There is a problem here with how people use words. The essence of
"species" as used by most biologists is reproductive isolation -- the
boundary of a "species" is the limit to which genes can mix by mating
(with plenty of caveats). Lacking a time machine, one cannot always
decide whether two populations of creatures that lived at different
times are one species, or two. People like to use the word "lineage"
instead. To understand what it means, imagine that you had a complete
and correct phylogenetic family tree showing the evolution of the
populations of creatures in which you were interested. (Usually you
don't have any such thing.) Slice the tree horizontally, and the number
of distinct cut surfaces you produce is the number of extant species at
that time -- that is, the number of extant species is the number of
distinct branches of the tree that pass upward through the given time.
(More caveats about what happens if a cut intercepts a speciation
process.) A "lineage" is a maximal interval on a specific branch,
between nodes -- a segment of the evolution of a population within which
no speciation events took place. That's not the same as saying that no
evolution took place, of course
Thus, if you happen to believe that no speciation event took place
in the lineage leading to _Homo_sapiens_ in the last two million years
(a controversial subject), you would say that we and the creature
commonly known as _Homo_erectus_ are on the same lineage, and you would
probably use the first-published of the two species names --
_Homo_sapiens_ -- to label that lineage. In that view, one could say
that the lineage of _Homo_sapiens_ was extant two million years ago.
Yet even if so, no one doubts that there are substantial physiological
differences between the members of that lineage who lived then, and
those who live now.

-- Jay Freeman, First Extropian Squirrel


Beck, Benjamin B., 1980. _Animal_Tool_Behavior_, Garland STPM
Press. (This work is in part a catalog of behavior, with copious
references. It is fascinating, thoughtful, and humbling. I
occasionally cite cataloged behavior as, e.g.: (Beck, 1980, p. 29,
citing Hess).)

Fossey, Dian, 1983. _Gorillas_in_the_Mist_, Houghton Mifflin.
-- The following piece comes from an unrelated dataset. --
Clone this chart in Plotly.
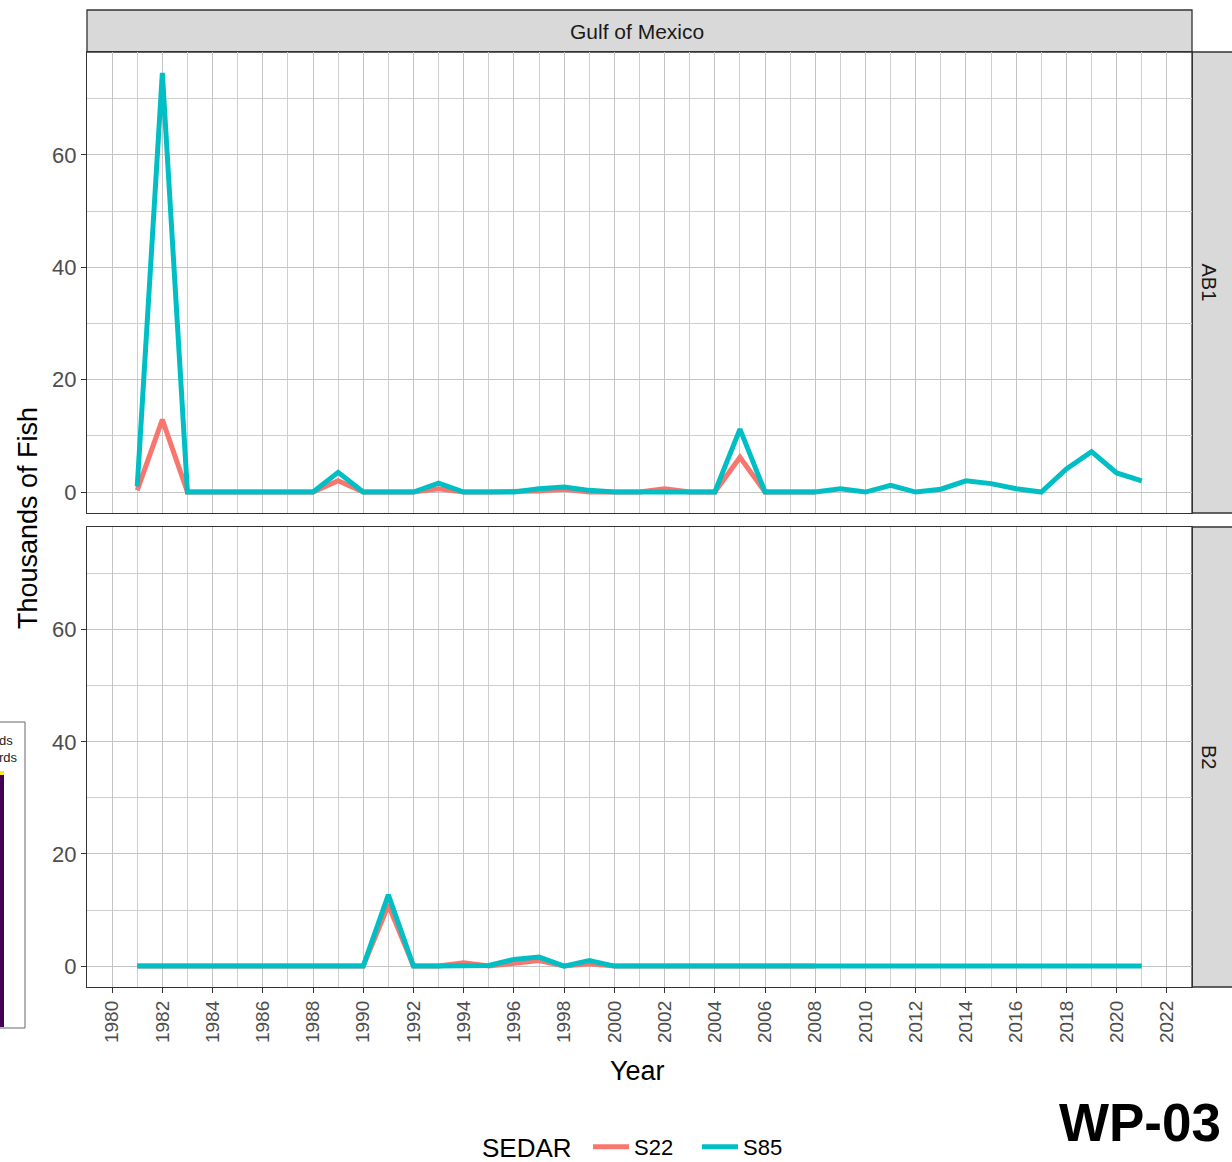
import plotly.graph_objects as go
from plotly.subplots import make_subplots

years = list(range(1981, 2022))
years_s22 = list(range(1981, 2009))

# AB1 panel
ab1_s85 = [1.0, 74.6, 0, 0, 0, 0, 0, 0, 3.5, 0, 0, 0, 1.6, 0, 0, 0, 0.6, 0.9, 0.3, 0,
           0, 0, 0, 0, 11.2, 0, 0, 0, 0.6, 0, 1.2, 0, 0.5, 2.0, 1.5, 0.6, 0, 4.1, 7.2, 3.4, 2.0]
ab1_s22 = [0.3, 12.9, 0, 0, 0, 0, 0, 0, 2.0, 0, 0, 0, 0.6, 0, 0, 0, 0.2, 0.5, 0, 0,
           0, 0.6, 0, 0, 6.2, 0, 0, 0]
# B2 panel
b2_s85 = [0, 0, 0, 0, 0, 0, 0, 0, 0, 0, 12.7, 0, 0, 0, 0.1, 1.2, 1.6, 0, 1.0, 0,
          0, 0, 0, 0, 0, 0, 0, 0, 0, 0, 0, 0, 0, 0, 0, 0, 0, 0, 0, 0, 0]
b2_s22 = [0, 0, 0, 0, 0, 0, 0, 0, 0, 0, 10.9, 0, 0, 0.6, 0, 0.6, 1.0, 0, 0.4, 0,
          0, 0, 0, 0, 0, 0, 0, 0]

panels = ["AB1", "B2"]
series_names = ["S22", "S85"]
colors = {"S22": "#F8766D", "S85": "#00BFC4"}
facet_title = "Gulf of Mexico"
legend_title = "SEDAR"

W, H = 1232, 1162
L, R, T, B = 87, 1192, 52, 987
FONT = "Liberation Sans, Arial, sans-serif"


def px(x):
    return (x - L) / (R - L)


def py(y):
    return (B - y) / (B - T)


top_dom = [py(513), 1.0]
bot_dom = [0.0, py(527)]

fig = make_subplots(rows=2, cols=1, shared_xaxes=True, vertical_spacing=0.0)

data = {("AB1", "S22"): (years_s22, ab1_s22), ("AB1", "S85"): (years, ab1_s85),
        ("B2", "S22"): (years_s22, b2_s22), ("B2", "S85"): (years, b2_s85)}

for i, p in enumerate(panels):
    for s in series_names:
        xs, ys = data[(p, s)]
        fig.add_trace(go.Scatter(x=xs, y=ys, mode="lines", name=s,
                                 line=dict(color=colors[s], width=5),
                                 showlegend=(i == 0), legendgroup=s),
                      row=i + 1, col=1)

ymax = max(max(ab1_s85), max(ab1_s22), max(b2_s85), max(b2_s22))
yr = [-0.05 * ymax, ymax * 1.05]

axis_common = dict(showline=True, linecolor="#333333", linewidth=1.3, mirror=True,
                   showgrid=True, gridcolor="#C4C4C4", gridwidth=1.4, zeroline=False,
                   automargin=False)

fig.update_xaxes(range=[1979, 2023], tick0=1980, dtick=2,
                 minor=dict(dtick=1, showgrid=True, gridcolor="#CFCFCF", gridwidth=1.1),
                 **axis_common)
fig.update_xaxes(showticklabels=False, ticks="", row=1, col=1)
fig.update_xaxes(ticks="outside", ticklen=5, tickcolor="#333333", tickangle=-90,
                 tickfont=dict(size=19, color="#4D4D4D", family=FONT), row=2, col=1)
fig.update_yaxes(range=yr, tick0=0, dtick=20, ticks="outside", ticklen=5,
                 tickcolor="#333333",
                 tickfont=dict(size=22, color="#4D4D4D", family=FONT),
                 minor=dict(dtick=10, showgrid=True, gridcolor="#CFCFCF", gridwidth=1.1),
                 **axis_common)
fig.update_layout(yaxis=dict(domain=top_dom), yaxis2=dict(domain=bot_dom))

shapes = []
annotations = []
strip_fill = "#D9D9D9"


def ann(text, x, y, size, color="#000000", angle=0, xanchor="center", family=FONT):
    annotations.append(dict(text=text, xref="paper", yref="paper", x=px(x), y=py(y),
                            xanchor=xanchor, yanchor="middle", showarrow=False,
                            textangle=angle, font=dict(size=size, color=color, family=family)))


# top strip
shapes.append(dict(type="rect", xref="paper", yref="paper", x0=0, x1=1, y0=1, y1=py(10),
                   fillcolor=strip_fill, line=dict(color="#333333", width=1.3), layer="below"))
ann(facet_title, 637, 32, 21, "#1A1A1A")
# right strips
for p, (y0, y1) in zip(panels, [(52, 513), (527, 987)]):
    shapes.append(dict(type="rect", xref="paper", yref="paper", x0=1, x1=px(1245),
                       y0=py(y1), y1=py(y0), fillcolor=strip_fill,
                       line=dict(color="#333333", width=1.3), layer="below"))
    ann(p, 1209, (y0 + y1) / 2, 20, "#1A1A1A", angle=90)

# axis titles
ann("Thousands of Fish", 28, 518, 27, angle=-90)
ann("Year", 637, 1071, 27)
# legend title
ann(legend_title, 527, 1148, 26)
# WP-03 label
ann("<b>WP-03</b>", 1223, 1122, 53, xanchor="right")

# cropped fragment at left edge
shapes.append(dict(type="rect", xref="paper", yref="paper", x0=px(-5), x1=px(25), y0=py(1028), y1=py(722),
                   fillcolor="#FFFFFF", line=dict(color="#666666", width=1)))
shapes.append(dict(type="rect", xref="paper", yref="paper", x0=px(-2), x1=px(4), y0=py(1027), y1=py(775),
                   fillcolor="#440154", line=dict(width=0)))
shapes.append(dict(type="rect", xref="paper", yref="paper", x0=px(-2), x1=px(4), y0=py(775), y1=py(771),
                   fillcolor="#FDE725", line=dict(width=0)))
ann("ds", 15, 740, 13, "#222222", xanchor="right")
ann("rds", 20, 757, 13, "#222222", xanchor="right")

fig.update_layout(
    width=W, height=H,
    margin=dict(l=L, r=W - R, t=T, b=H - B, autoexpand=False),
    paper_bgcolor="white", plot_bgcolor="white",
    font=dict(family=FONT, color="#000000"),
    shapes=shapes, annotations=annotations,
    legend=dict(orientation="h", x=px(588), xanchor="left", y=py(1147), yanchor="middle",
                font=dict(size=22, color="#000000", family=FONT),
                entrywidth=58, itemwidth=36,
                bgcolor="rgba(0,0,0,0)"),
)

fig.write_html("out.html")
Fragaszy, Dorothy M., and Leah E. Adams-Curtis, 1991. "Generative
Aspects of Manipulation in Tufted Capuchin Monkeys
(_Cebus_apella_)", _J._Comp._Psych._ 105, 387-397.

Goodall, Jane, 1988 (revised; original 1971). _In_the_Shadow_of_Man_,
Houghton Mifflin.

Schaller, George B., 1964. _The_Year_of_the_Gorilla_, Ballantine.

Westergard, Gregory Charles, 1988. "Lion-Tailed Macaques
(_Macaca_silenus_) Manufacture and Use Tools", _J._Comp._Psych._
102, 152-159.

Westergard, Gregory Charles, and Dorothy Munkenbeck Fragaszy,
1987. "The Manufacture and Use of Tools by Capuchin Monkeys
(_Cebus_apella_)", _J._Comp.__Psych._ 101, 159-168.